A bilingual person’s initial exposure to both languages may have started in early childhood (e.g. before age 3) (Baker, 2006) but exposure may also begin later in life. It is often assumed that bilinguals must be equally proficient in their languages but proficiency typically varies by domain. For example, a bilingual person may have greater proficiency for work-related terms in one language, and family-related terms in another language (Grosjean, 2013).
Takano and Nado (1993) describe the foreign language effect (FLE) which refers to a temporary decline in thinking by those who use a second language rather than their native language. They explain that when an individual is spoken to, in the second language, linguistic processing (not cognitive processing) is necessary for an appropriate response and to accommodate the processing thinking declines. With practice and increased proficiency, the decline diminishes (i.e., interpreters). Using German, Korean and English speakers, the researchers found that the FLE was larger when the discrepancy between the native and foreign languages was greater (e.g., German and Korean) and smaller when the differences between the native and foreign languages were smaller (e.g., German and English) (Takano & Nado, 1995).
Research examining the interaction between bilingual individuals’ first language and second language has shown that both languages have an influence on one another, and on cognitive functioning outside of language. For example, research on executive functions such as working memory, perception, and attentional and inhibitory control, has suggested that bilinguals have cognitive advantages over their monolingual peers (Marian & Shook, 2012).
Psychological and cultural research has identified differences among multilingual and bilingual speakers when speaking the foreign language. For example, Ervin (1964) found that English/French bilinguals demonstrated different characteristics and emotions when telling stories (based on Thematic Apperception Test) in English versus in French. Matsumoto and colleague (2008) found that Spanish and English-speaking Mexican bilinguals were more accurate in judging emotions in English but inferred greater intensity of subjective experience in the expresser in Spanish.
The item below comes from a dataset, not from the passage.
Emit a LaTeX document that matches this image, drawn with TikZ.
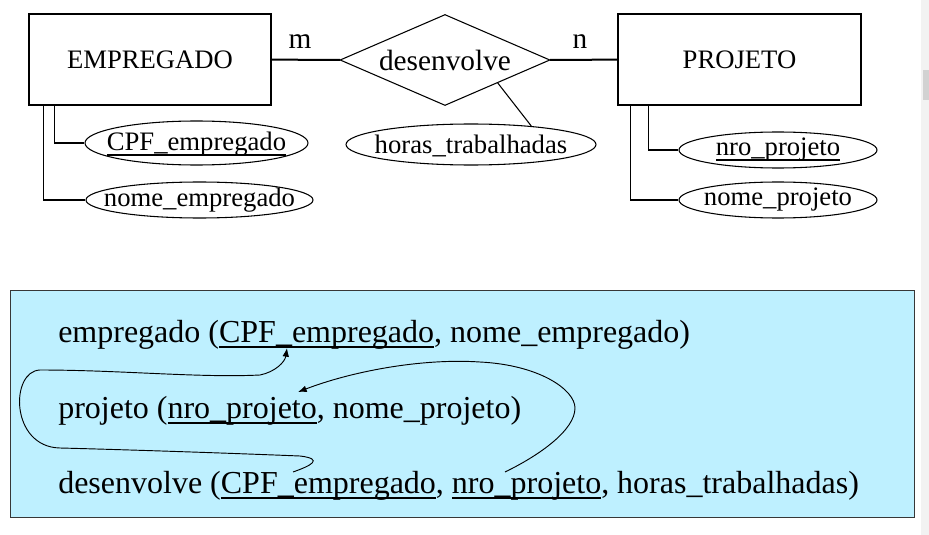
\documentclass[tikz,border=0pt]{standalone}
\usepackage{fontspec}
\setmainfont{Liberation Serif}
\usetikzlibrary{shapes.geometric,arrows.meta}
\definecolor{painel}{RGB}{190,240,255}
\definecolor{borda}{RGB}{55,55,55}
\newsavebox{\chavebox}
\newcommand{\chave}[1]{\sbox{\chavebox}{#1}\rlap{\rule[-0.18em]{\wd\chavebox}{0.055em}}\usebox{\chavebox}}

\begin{document}
\begin{tikzpicture}[x=0.75pt, y=-0.75pt, inner sep=0pt,
  ent/.style={rectangle,draw,thick,minimum width=181.5pt,minimum height=68.25pt,font=\fontsize{20}{24}\selectfont},
  rel/.style={diamond,draw,thick,minimum width=157.5pt,minimum height=68.25pt},
  attr/.style={ellipse,draw,thick,minimum width=148.5pt,minimum height=27pt},
  every label/.style={inner sep=0pt,font=\fontsize{20}{24}\selectfont},
  linha/.style={anchor=base west,font=\fontsize{24}{28}\selectfont},
  panel/.style={rectangle,draw=borda,fill=painel,line width=0.75pt,minimum width=678pt,minimum height=170.25pt}]
\useasboundingbox (0,0) rectangle (929,535);
\fill[gray!10] (921,0) rectangle (929,535);
\fill[gray!35] (923,70) rectangle (929,100);

\node[ent] (emp) at (150,59.5) {EMPREGADO};
\node[ent,minimum width=182.25pt] (proj) at (739.5,59.5) {PROJETO};
\node[rel,label={[font=\fontsize{22}{26}\selectfont]center:desenvolve}] (des) at (445,60) {};
\node[font=\fontsize{22}{26}\selectfont] (m) at (300,42) {m};
\node[font=\fontsize{22}{26}\selectfont] (n) at (580,42) {n};

\node[attr,minimum width=167.25pt,minimum height=33pt,label={[yshift=-1pt]center:{\chave{CPF\_empregado}}}] (a1) at (196.5,143) {};
\node[attr,minimum width=170.25pt,label=center:{nome\_empregado}] (a2) at (199.5,200) {};
\node[attr,minimum width=187.5pt,minimum height=30.75pt,label={[yshift=-1pt]center:{horas\_trabalhadas}}] (a3) at (471,144.5) {};
\node[attr,label=center:{\chave{nro\_projeto}}] (a4) at (778,150) {};
\node[attr,label=center:{nome\_projeto}] (a5) at (778,200) {};

\draw[line width=1.5pt] (emp) -- (des);
\draw[line width=1.5pt] (des) -- (proj);
\draw[thick] (des.south east) -- (a3.17);
\draw[thick] ([xshift=19.5pt]emp.south west) |- (a1.west);
\draw[thick] ([xshift=11.25pt]emp.south west) |- (a2.west);
\draw[thick] ([xshift=23.25pt]proj.south west) |- (a4.west);
\draw[thick] ([xshift=9.75pt]proj.south west) |- (a5.west);

% mapeamento relacional
\node[panel] (box) at (462,403.5) {};
\node[linha] (t1) at (58,342) {empregado (\chave{CPF\_empregado}, nome\_empregado)};
\node[linha] (t2) at (58,418) {projeto (\chave{nro\_projeto}, nome\_projeto)};
\node[linha] (t3) at (58,493) {desenvolve (\chave{CPF\_empregado}, \chave{nro\_projeto}, horas\_trabalhadas)};

\coordinate (c1) at (293,472);
\coordinate (c2) at (287,348);
\coordinate (c3) at (505,472);
\coordinate (c4) at (298,392);
\draw[line width=0.7pt,-{Latex[length=6.5pt,width=5pt]}] (c1)
  .. controls (310,466) and (325,459) .. (300,456)
  .. controls (200,452) and (100,449) .. (60,448)
  .. controls (10,447) and (10,371) .. (40,370)
  .. controls (120,370) and (200,378) .. (260,375)
  .. controls (275,372) and (285,362) .. (c2);
\draw[line width=0.7pt,-{Latex[length=6.5pt,width=5pt]}] (c3)
  .. controls (540,455) and (575,430) .. (575,408)
  .. controls (575,390) and (540,365) .. (480,362)
  .. controls (420,358) and (350,372) .. (c4);
\end{tikzpicture}
\end{document}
Additionally, there appear to be age-related benefits for bilinguals. Speaking more than one language appears to help older adults reduce cognitive decline and some research has suggested that bilingual ability can delay the onset of Alzheimer’s disease (Marian & Shook, 2012). It should be noted that there is strong disagreement over how findings on cognitive benefits should be interpreted. Systematic reviews and meta-analyses of studies have found mixed evidence for cognitive advantages in healthy adults. Some have suggested that publication bias (only publishing studies that show positive cognitive benefits) has provided a distorted view of the evidence (Lenhonten, 2013). Though mixed, research results have found support for cognitive, psychological and cultural differences in the experiences of bilingual and multilingual individuals.